Our handler-reload.conf looks like this. It allows access only from our lemonldap-ng main server. Everything else is redirected to our cloudserver.
handler-reload.conf
server {
listen 443 ssl;
server_name servername.domain;
include /etc/nginx/conf.d/ssl.conf;
ssl_certificate /path/to/ssl/cert/servername.domain/fullchain.pem;
ssl_certificate_key /path/to/ssl/cert/servername.domain/privkey.pem;
# lemonldap-ng reload
location = /reload {
allow $lemonldap-ip;
deny all;
# FastCGI configuration
include /etc/nginx/fastcgi_params;
fastcgi_pass unix:/var/run/llng-fastcgi-server/llng-fastcgi.sock;
fastcgi_param LLTYPE reload;
}
# redirect to cloud in all other cases
location / {
return 301 https://servicename.domain;
}
}
The nginx nextcloud config is based on the usual nextcloud-nginx config file.
We have to add a = /lmauth location for the authentication, but we also have to add an location at which point nextcloud uses this authentication.

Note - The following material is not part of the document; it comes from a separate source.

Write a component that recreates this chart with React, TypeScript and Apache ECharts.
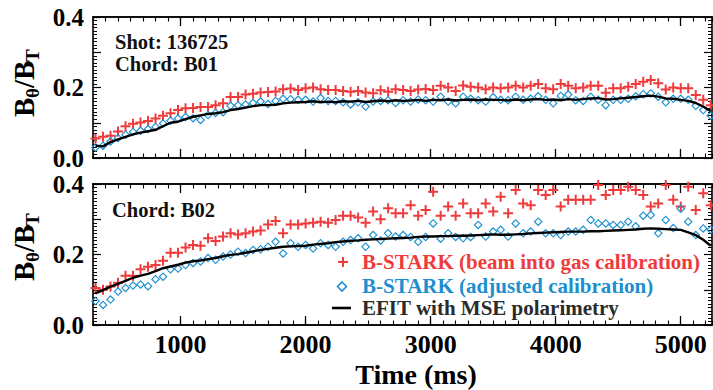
import React, { useEffect, useRef } from "react";
import * as echarts from "echarts";

// Time axis (ms) of the MSE samples
const TIME = [320,380,440,500,560,620,680,740,800,860,920,980,1040,1100,1160,1220,1280,1340,1400,1460,1520,1580,1640,1700,1760,1820,1880,1940,2000,2060,2120,2180,2240,2300,2360,2420,2480,2540,2600,2660,2720,2780,2840,2900,2960,3020,3080,3140,3200,3260,3320,3380,3440,3500,3560,3620,3680,3740,3800,3860,3920,3980,4040,4100,4160,4220,4280,4340,4400,4460,4520,4580,4640,4700,4760,4820,4880,4940,5000,5060,5120,5180,5240];

// Chord B01
const B01_GAS = [0.055,0.06,0.063,0.075,0.09,0.097,0.101,0.105,0.112,0.12,0.127,0.136,0.141,0.142,0.145,0.145,0.15,0.155,0.173,0.173,0.18,0.182,0.186,0.187,0.189,0.195,0.197,0.193,
0.198,0.2,0.195,0.193,0.193,0.19,0.188,0.19,0.186,0.184,0.192,0.188,0.195,0.193,0.19,0.194,0.196,0.193,0.205,0.2,0.19,0.206,0.202,0.2,0.195,0.2,
0.198,0.2,0.205,0.2,0.205,0.21,0.198,0.195,0.21,0.205,0.198,0.2,0.205,0.205,0.185,0.198,0.198,0.202,0.21,0.216,0.221,0.212,0.194,0.2,0.198,0.198,0.179,0.165,0.15];
const B01_ADJ = [0.03,0.035,0.047,0.057,0.066,0.074,0.077,0.082,0.088,0.098,0.106,0.112,0.116,0.113,0.108,0.122,0.128,0.13,0.148,0.15,0.152,0.156,0.16,0.153,0.162,0.168,0.167,0.165,
0.165,0.16,0.17,0.162,0.162,0.158,0.152,0.158,0.146,0.16,0.162,0.164,0.156,0.164,0.16,0.166,0.164,0.16,0.174,0.16,0.155,0.174,0.168,0.164,0.16,0.172,
0.165,0.164,0.174,0.165,0.168,0.175,0.165,0.155,0.176,0.18,0.164,0.162,0.174,0.165,0.15,0.165,0.165,0.168,0.175,0.181,0.183,0.174,0.158,0.168,0.168,0.165,0.148,0.136,0.12];
const B01_EFIT = [0.035,0.033,0.045,0.053,0.06,0.067,0.072,0.076,0.08,0.09,0.1,0.103,0.11,0.117,0.121,0.125,0.127,0.13,0.136,0.139,0.143,0.147,0.15,0.15,0.151,0.155,0.157,0.158,
0.159,0.161,0.158,0.16,0.158,0.161,0.16,0.162,0.159,0.161,0.163,0.161,0.164,0.162,0.163,0.165,0.162,0.165,0.164,0.166,0.163,0.165,0.166,0.164,0.166,0.165,
0.165,0.163,0.166,0.164,0.166,0.167,0.165,0.166,0.164,0.167,0.165,0.167,0.169,0.17,0.166,0.167,0.169,0.171,0.173,0.175,0.177,0.174,0.169,0.168,0.165,0.162,0.156,0.146,0.133];

// Chord B02
const B02_GAS = [0.105,0.1,0.109,0.12,0.14,0.14,0.158,0.165,0.17,0.182,0.205,0.205,0.22,0.227,0.225,0.246,0.238,0.251,0.26,0.257,0.26,0.265,0.268,0.285,0.295,0.26,0.285,0.285,
0.288,0.29,0.293,0.29,0.298,0.31,0.31,0.305,0.29,0.322,0.3,0.331,0.317,0.317,0.34,0.31,0.326,0.378,0.31,0.336,0.31,0.345,0.317,0.317,0.345,0.322,
0.364,0.317,0.383,0.345,0.34,0.383,0.369,0.383,0.336,0.355,0.355,0.355,0.355,0.397,0.369,0.383,0.383,0.392,0.383,0.369,0.336,0.345,0.397,0.355,0.336,0.392,0.326,0.374,0.34];
const B02_ADJ = [0.068,0.057,0.072,0.095,0.105,0.112,0.115,0.11,0.13,0.137,0.158,0.16,0.17,0.176,0.18,0.19,0.185,0.194,0.2,0.208,0.204,0.213,0.215,0.222,0.236,0.203,0.232,0.222,
0.227,0.217,0.232,0.227,0.222,0.236,0.241,0.246,0.222,0.255,0.24,0.26,0.251,0.255,0.25,0.236,0.25,0.288,0.245,0.26,0.25,0.246,0.25,0.284,0.251,0.265,
0.27,0.251,0.288,0.26,0.265,0.293,0.26,0.26,0.255,0.265,0.265,0.27,0.298,0.288,0.288,0.284,0.284,0.293,0.28,0.31,0.312,0.26,0.298,0.275,0.33,0.293,0.255,0.274,0.27];
const B02_EFIT = [0.09,0.099,0.109,0.117,0.125,0.134,0.14,0.145,0.153,0.161,0.166,0.171,0.177,0.181,0.183,0.187,0.19,0.195,0.199,0.201,0.205,0.209,0.213,0.216,0.219,0.222,0.223,0.224,
0.225,0.228,0.23,0.232,0.235,0.237,0.239,0.24,0.242,0.243,0.244,0.245,0.246,0.247,0.248,0.25,0.251,0.251,0.252,0.252,0.253,0.253,0.254,0.255,0.256,0.257,
0.256,0.256,0.257,0.258,0.26,0.261,0.262,0.263,0.264,0.265,0.265,0.265,0.266,0.266,0.267,0.268,0.269,0.27,0.271,0.273,0.274,0.273,0.272,0.271,0.27,0.263,0.255,0.242,0.225];

const X_LABELS = [1000, 2000, 3000, 4000, 5000];
const Y_LABELS = [0, 0.2, 0.4];
const SERIES_NAMES = [
  "B-STARK (beam into gas calibration)",
  "B-STARK (adjusted calibration)",
  "EFIT with MSE polarimetry",
];
const NOTES_TOP = ["Shot: 136725", "Chord: B01"];
const NOTE_BOTTOM = "Chord: B02";
const X_TITLE = "Time (ms)";

const RED = "#ef3b3b";
const BLUE = "#1c8fd0";
const FONT = "Liberation Serif";
const PLUS = "path://M4,0H6V4H10V6H6V10H4V6H0V4H4Z";
const DIAMOND = "path://M5,0L10,5L5,10L0,5ZM5,1.8L1.8,5L5,8.2L8.2,5Z";

const zip = (ys: number[]) => TIME.map((t, i) => [t, ys[i]]);

function txt(size: number) {
  return { fontFamily: FONT, fontWeight: "bold", fontSize: size };
}

function xAxes(grid: number, labels: boolean) {
  const base = {
    type: "value",
    gridIndex: grid,
    min: 300,
    max: 5250,
    splitLine: { show: false },
    axisLine: { show: true, onZero: false, lineStyle: { color: "#000", width: 1.6 } },
  };
  return [
    {
      ...base,
      position: "bottom",
      axisTick: { show: true, inside: true, length: 9, customValues: X_LABELS, lineStyle: { color: "#000", width: 1.3 } },
      axisLabel: labels
        ? { show: true, customValues: X_LABELS, formatter: (v: number) => String(v), margin: 6, color: "#000", ...txt(26) }
        : { show: false },
    },
    {
      ...base,
      position: "bottom",
      interval: 100,
      axisTick: { show: true, inside: true, length: 4.5, lineStyle: { color: "#000", width: 1.1 } },
      axisLabel: { show: false },
    },
    {
      ...base,
      position: "top",
      axisTick: { show: true, inside: true, length: 9, customValues: X_LABELS, lineStyle: { color: "#000", width: 1.3 } },
      axisLabel: { show: false },
    },
    {
      ...base,
      position: "top",
      interval: 100,
      axisTick: { show: true, inside: true, length: 4.5, lineStyle: { color: "#000", width: 1.1 } },
      axisLabel: { show: false },
    },
  ];
}

function yAxes(grid: number) {
  const base = {
    type: "value",
    gridIndex: grid,
    min: 0,
    max: 0.4,
    interval: 0.1,
    splitLine: { show: false },
    axisLine: { show: true, onZero: false, lineStyle: { color: "#000", width: 1.6 } },
    axisTick: { show: true, inside: true, length: 8, lineStyle: { color: "#000", width: 1.2 } },
    minorTick: { show: true, splitNumber: 10, length: 4, lineStyle: { color: "#000", width: 1 } },
  };
  return [
    {
      ...base,
      position: "left",
      axisLabel: {
        show: true,
        customValues: Y_LABELS,
        formatter: (v: number) => v.toFixed(1),
        margin: 9,
        color: "#000",
        ...txt(25),
      },
    },
    { ...base, position: "right", axisLabel: { show: false } },
  ];
}

function tstyle(text: string, size: number, fill: string, align = "left") {
  return { text, fill, align, verticalAlign: "middle", ...txt(size) };
}

function yTitle(cx: number, cy: number) {
  return {
    type: "group",
    x: cx,
    y: cy,
    rotation: Math.PI / 2,
    children: [
      { type: "text", x: -34, y: 0, style: tstyle("B", 29, "#000") },
      { type: "text", x: -15, y: 8, style: tstyle("θ", 19, "#000") },
      { type: "text", x: -5, y: 0, style: tstyle("/B", 29, "#000") },
      { type: "text", x: 21, y: 8, style: tstyle("T", 19, "#000") },
    ],
  };
}

function note(text: string, x: number, y: number) {
  return { type: "text", x, y, style: tstyle(text, 20.5, "#111") };
}

export default function App() {
  const ref = useRef<HTMLDivElement>(null);
  useEffect(() => {
    if (!ref.current) return;
    const chart = echarts.init(ref.current, null, { renderer: "svg" });
    const option = {
      animation: false,
      backgroundColor: "#fff",
      textStyle: { fontFamily: FONT },
      grid: [
        { left: 93, top: 17, width: 619, height: 141 },
        { left: 93, top: 184, width: 619, height: 141 },
      ],
      xAxis: [...xAxes(0, false), ...xAxes(1, true)],
      yAxis: [...yAxes(0), ...yAxes(1)],
      series: [
        { name: SERIES_NAMES[0], type: "scatter", xAxisIndex: 0, yAxisIndex: 0, data: zip(B01_GAS), symbol: PLUS, symbolSize: 10, itemStyle: { color: RED, opacity: 1 } },
        { name: SERIES_NAMES[1], type: "scatter", xAxisIndex: 0, yAxisIndex: 0, data: zip(B01_ADJ), symbol: DIAMOND, symbolSize: 9, itemStyle: { color: BLUE, opacity: 1 } },
        { name: SERIES_NAMES[2], type: "line", xAxisIndex: 0, yAxisIndex: 0, data: zip(B01_EFIT), showSymbol: false, lineStyle: { color: "#000", width: 2.4 }, z: 5 },
        { name: SERIES_NAMES[0], type: "scatter", xAxisIndex: 4, yAxisIndex: 2, data: zip(B02_GAS), symbol: PLUS, symbolSize: 10, itemStyle: { color: RED, opacity: 1 } },
        { name: SERIES_NAMES[1], type: "scatter", xAxisIndex: 4, yAxisIndex: 2, data: zip(B02_ADJ), symbol: DIAMOND, symbolSize: 9, itemStyle: { color: BLUE, opacity: 1 } },
        { name: SERIES_NAMES[2], type: "line", xAxisIndex: 4, yAxisIndex: 2, data: zip(B02_EFIT), showSymbol: false, lineStyle: { color: "#000", width: 2.4 }, z: 5 },
      ],
      graphic: [
        yTitle(24, 83),
        yTitle(24, 247),
        note(NOTES_TOP[0], 115, 42),
        note(NOTES_TOP[1], 115, 64),
        note(NOTE_BOTTOM, 112, 210),
        { type: "text", x: 416, y: 374, style: tstyle(X_TITLE, 28, "#000", "center") },
        // legend
        {
          type: "polygon",
          shape: { points: [[342, 257], [344, 257], [344, 261], [348, 261], [348, 263], [344, 263], [344, 267], [342, 267], [342, 263], [338, 263], [338, 261], [342, 261]] },
          style: { fill: RED },
        },
        {
          type: "polygon",
          shape: { points: [[342, 282], [346.5, 286.5], [342, 291], [337.5, 286.5]] },
          style: { fill: "none", stroke: BLUE, lineWidth: 1.6 },
        },
        { type: "line", shape: { x1: 332, y1: 308, x2: 351, y2: 308 }, style: { stroke: "#000", lineWidth: 2.6 } },
        { type: "text", x: 362, y: 262, style: tstyle(SERIES_NAMES[0], 21, RED) },
        { type: "text", x: 362, y: 286, style: tstyle(SERIES_NAMES[1], 21, BLUE) },
        { type: "text", x: 362, y: 308, style: tstyle(SERIES_NAMES[2], 21, "#2b2b2b") },
      ],
    };
    chart.setOption(option as any);
    return () => chart.dispose();
  }, []);
  return <div ref={ref} style={{ position: "absolute", left: 0, top: 0, width: 713, height: 390 }} />;
}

For this we add the location ~ ^/apps/user_saml/:
location = /lmauth {
internal;
include /etc/nginx/fastcgi_params;
# increase fcgi response header buffer size, because all ldap groups
# are included here, which can get quite large.
fastcgi_buffers 16 16k;
fastcgi_buffer_size 32k;
fastcgi_pass unix:/var/run/llng-fastcgi-server/llng-fastcgi.sock;
# Drop post datas
fastcgi_pass_request_body off;
fastcgi_param CONTENT_LENGTH "";
# Keep original hostname
fastcgi_param HOST $http_host;
# Keep original request (LLNG server will received /llauth)
fastcgi_param X_ORIGINAL_URI $request_uri;
}
and
location ~ ^/apps/user_saml/ {
# lemonldap protection
auth_request /lmauth;
auth_request_set $lmremote_user $upstream_http_lm_remote_user;
auth_request_set $lmlocation $upstream_http_location;
error_page 401 $lmlocation;
include /etc/nginx/fastcgi_params;
fastcgi_param SCRIPT_NAME "";
fastcgi_param PATH_INFO $uri;
include /etc/lemonldap-ng/nginx-lua-headers.conf;
fastcgi_param REMOTE_USER $http_remote_user;
try_files $uri $uri/ /index.php$request_uri;
}
After this has been set up, you need to reload nginx.
If not already configured the server has to be added as a handler in lemonldap (GP → Config Reload → Reload URLs).
And the service has to be added to virtual hosts with an access rule and the exported headers defined.
In our case the access rule is just one rule “$ldapgroups =~ /\b(ldapgroup1|group2|and so on)\b/”
The exported header: “key = REMOTE_USER, value = $uid” (should match with your usersettings in ldap module).
Last but not least configure your SSO&SAML app in Nextcloud to (only) allow login via enviroment variable which is “REMOTE_USER” in our case.
Basically that’s it.
In case you do not want to use the ldap app for authorization (or don’t use ldap) you have to add your authorization parameters to exported headers and configure them in your SSO&SAML authentication app.